First, let’s talk about the boards. The boards are big and beautiful and take up ALL your table space. You cannot physically reach across the boards to move your character without being Kareem Abdul Jabar, and most tables can’t even fit the entire five-part board upon them. In terms of gameplay, the worry that I had with the release of the Highlands expansion; that players would be all over the place and not interact or attack each other, has come to pass in spades with both the City and the Woods boards added to the Dungeon and Highlands. The main board simply does not get much attention except in the beginning of the game or when someone is going for the win the standard way. What’s more, since the means of getting to the middle can be so crippling the normal way with the Vampire on one side and Dice with Death on the other, players nearly always opt to go through the dungeon board which means you can get to the middle WITHOUT a Talisman!

Due to the size of the world, spell casters (Wizard for example), with their ability to reach out and touch someone, have really gotten a boost because it’s easier for them to hit and not get hit back since the strength characters have to give chase all over the regions. One of the main strategies to win is to try to kill off players that may be a threat (like the Wizard, Prophetess, Alchemist as some examples) as an early high-strength character (like the Warrior or the Troll), but when players can run to all sorts of different boards from the outset, some of which are more balanced to the character’s power levels than the main board is, it’s tough to bring a character to ground without the correct items in hand.

Comparing this to 2nd Edition where there is a main board, a dungeon board, a city board and the Timescape board all off to the side and not connected to the main board (physically at least) a lot of the action still occurred on the main board. The city had brutal cards in it so was a get in and get out sort of place, and the Dungeon was so stringent with what you can take in there (no horses, horse and cart, horse FOLLOWERS and the like) that it was usually only used for escape. Timescape is very difficult to get into early game since there is only one way in via the enchantress in the city.

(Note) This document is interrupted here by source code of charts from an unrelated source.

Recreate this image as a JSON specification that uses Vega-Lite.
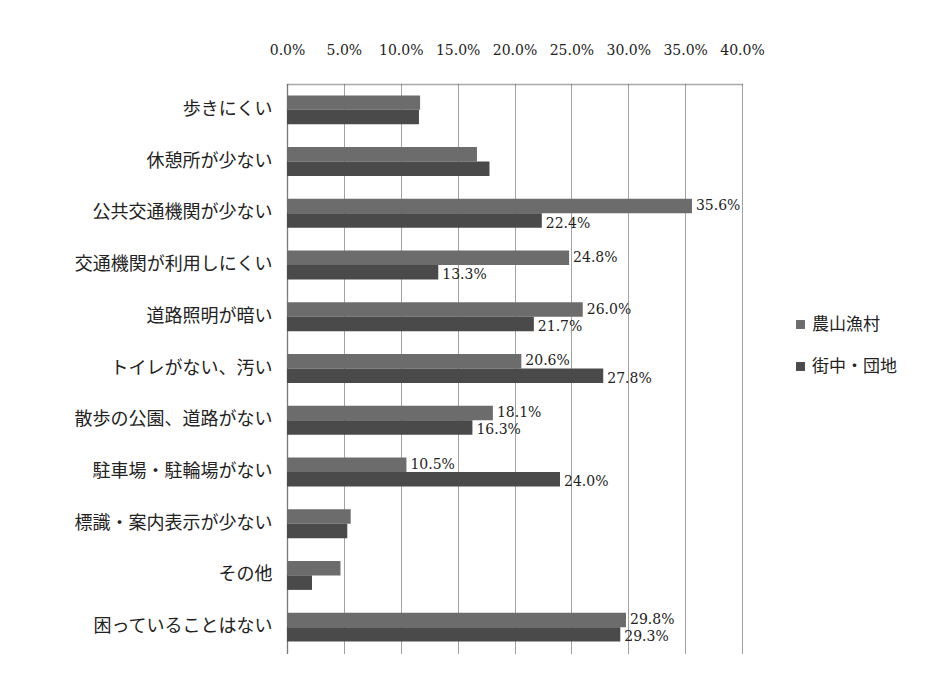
{
  "$schema": "https://vega.github.io/schema/vega-lite/v6.json",
  "width": 455,
  "height": 569,
  "autosize": {"type": "none"},
  "padding": {"left": 287, "top": 84, "right": 196, "bottom": 34},
  "background": "white",
  "data": {
    "values": [
      {"cat": "歩きにくい", "group": "農山漁村", "value": 11.7, "label": null},
      {"cat": "歩きにくい", "group": "街中・団地", "value": 11.6, "label": null},
      {"cat": "休憩所が少ない", "group": "農山漁村", "value": 16.7, "label": null},
      {"cat": "休憩所が少ない", "group": "街中・団地", "value": 17.8, "label": null},
      {"cat": "公共交通機関が少ない", "group": "農山漁村", "value": 35.6, "label": "35.6%"},
      {"cat": "公共交通機関が少ない", "group": "街中・団地", "value": 22.4, "label": "22.4%"},
      {"cat": "交通機関が利用しにくい", "group": "農山漁村", "value": 24.8, "label": "24.8%"},
      {"cat": "交通機関が利用しにくい", "group": "街中・団地", "value": 13.3, "label": "13.3%"},
      {"cat": "道路照明が暗い", "group": "農山漁村", "value": 26.0, "label": "26.0%"},
      {"cat": "道路照明が暗い", "group": "街中・団地", "value": 21.7, "label": "21.7%"},
      {"cat": "トイレがない、汚い", "group": "農山漁村", "value": 20.6, "label": "20.6%"},
      {"cat": "トイレがない、汚い", "group": "街中・団地", "value": 27.8, "label": "27.8%"},
      {"cat": "散歩の公園、道路がない", "group": "農山漁村", "value": 18.1, "label": "18.1%"},
      {"cat": "散歩の公園、道路がない", "group": "街中・団地", "value": 16.3, "label": "16.3%"},
      {"cat": "駐車場・駐輪場がない", "group": "農山漁村", "value": 10.5, "label": "10.5%"},
      {"cat": "駐車場・駐輪場がない", "group": "街中・団地", "value": 24.0, "label": "24.0%"},
      {"cat": "標識・案内表示が少ない", "group": "農山漁村", "value": 5.6, "label": null},
      {"cat": "標識・案内表示が少ない", "group": "街中・団地", "value": 5.3, "label": null},
      {"cat": "その他", "group": "農山漁村", "value": 4.7, "label": null},
      {"cat": "その他", "group": "街中・団地", "value": 2.2, "label": null},
      {"cat": "困っていることはない", "group": "農山漁村", "value": 29.8, "label": "29.8%"},
      {"cat": "困っていることはない", "group": "街中・団地", "value": 29.3, "label": "29.3%"}
    ]
  },
  "encoding": {
    "y": {
      "field": "cat",
      "type": "nominal",
      "sort": null,
      "scale": {"paddingInner": 0.44, "paddingOuter": 0.22},
      "axis": {
        "title": null,
        "ticks": false,
        "labelPadding": 15,
        "labelLimit": 300,
        "labelFont": "Noto Sans CJK JP",
        "labelFontSize": 18,
        "labelColor": "#222",
        "domain": true,
        "domainColor": "#555",
        "domainDash": [1, 1],
        "domainWidth": 1.5
      }
    },
    "yOffset": {"field": "group", "type": "nominal", "sort": ["農山漁村", "街中・団地"]},
    "x": {
      "field": "value",
      "type": "quantitative",
      "scale": {"domain": [0, 40], "nice": false},
      "axis": {
        "orient": "top",
        "title": null,
        "values": [0, 5, 10, 15, 20, 25, 30, 35, 40],
        "labelExpr": "format(datum.value / 100, '.1%')",
        "labelOverlap": false,
        "labelFlush": false,
        "labelFont": "DejaVu Serif",
        "labelFontSize": 14,
        "labelColor": "#222",
        "labelPadding": 27,
        "ticks": false,
        "grid": true,
        "gridColor": "#444",
        "gridDash": [1, 1],
        "gridWidth": 1,
        "domain": true,
        "domainColor": "#555",
        "domainDash": [1, 1],
        "domainWidth": 1.5
      }
    }
  },
  "layer": [
    {
      "mark": {"type": "bar"},
      "encoding": {
        "color": {
          "field": "group",
          "type": "nominal",
          "sort": ["農山漁村", "街中・団地"],
          "scale": {"domain": ["農山漁村", "街中・団地"], "range": ["#6c6c6c", "#4a4a4a"]},
          "legend": {
            "title": null,
            "orient": "none",
            "legendX": 505,
            "legendY": 232,
            "symbolType": "square",
            "symbolSize": 80,
            "symbolStrokeWidth": 0,
            "labelFont": "Noto Sans CJK JP",
            "labelFontSize": 17,
            "labelColor": "#222",
            "labelOffset": 3,
            "rowPadding": 24
          }
        }
      }
    },
    {
      "transform": [{"filter": "datum.label != null && datum.group == '農山漁村'"}],
      "mark": {"type": "text", "align": "left", "baseline": "middle", "dx": 4, "dy": 0, "font": "DejaVu Serif", "fontSize": 14, "color": "#222"},
      "encoding": {"text": {"field": "label"}}
    },
    {
      "transform": [{"filter": "datum.label != null && datum.group == '街中・団地'"}],
      "mark": {"type": "text", "align": "left", "baseline": "middle", "dx": 4, "dy": 3, "font": "DejaVu Serif", "fontSize": 14, "color": "#222"},
      "encoding": {"text": {"field": "label"}}
    }
  ],
  "config": {"view": {"stroke": null}}
}
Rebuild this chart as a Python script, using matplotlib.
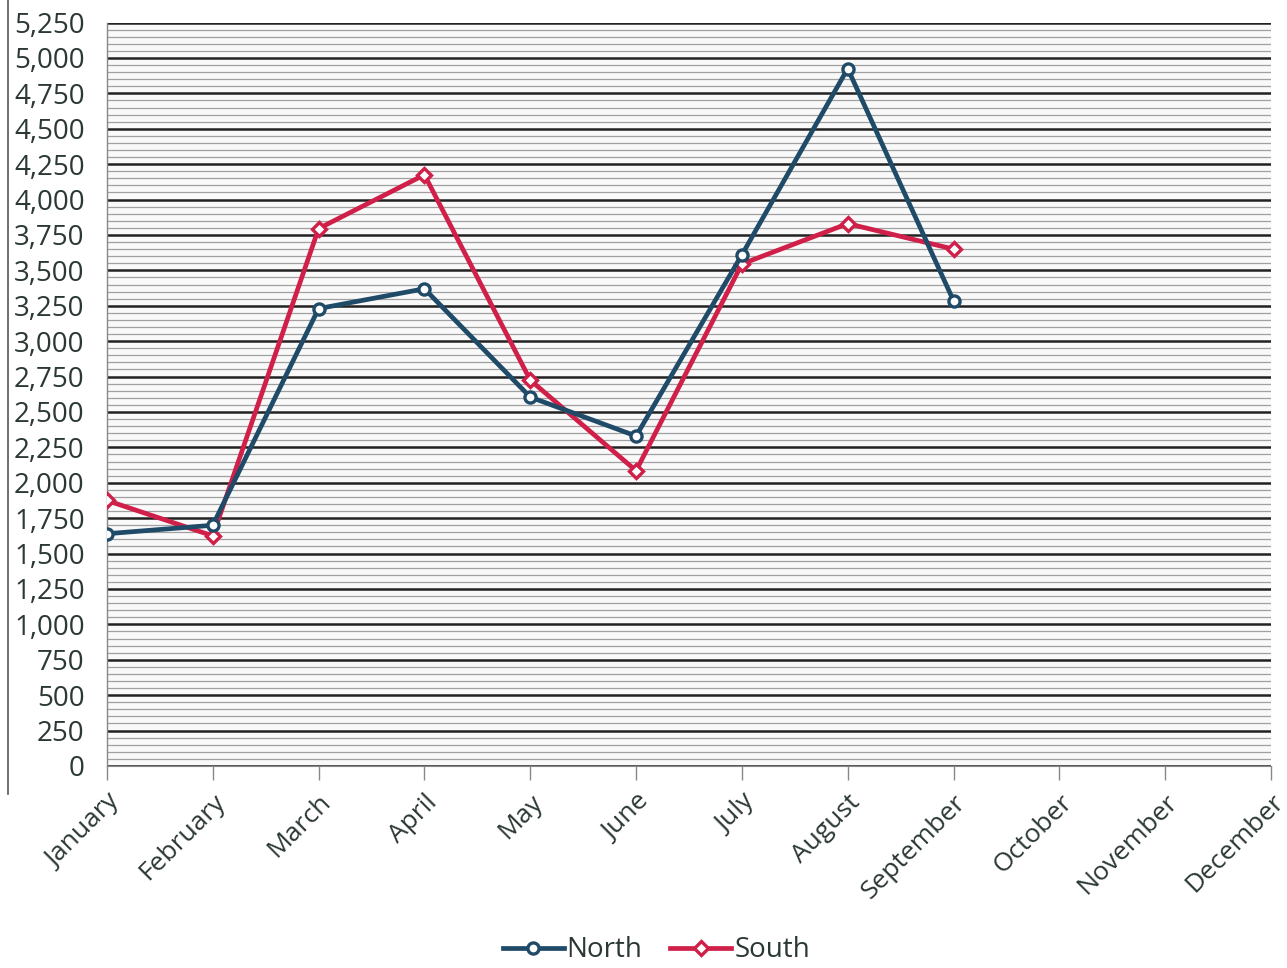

Once the adventure cards start dropping, there are typically gates all over the place.

What I want to do is look at the most basic Talisman needed for fun play and see what can reasonably be added to that to make a fun game and not a huge chore to play.  The only required sets are the base set and the Reaper expansion (whether or not you actually use the reaper in play is irrelevant, the cards that come with this expansion are essential), everything else I consider non-essential, not that I would ever play with just the reaper expansion and the base set!  I’ll do a series of posts in the next month or so on what expansions add and which detract and dilute.

*(with some n00bs at the table, I use 4 planets per player, all the aliens and Hazard cards and that’s it, with experienced players we go 5 planets, throw in tech, satellites and everything else).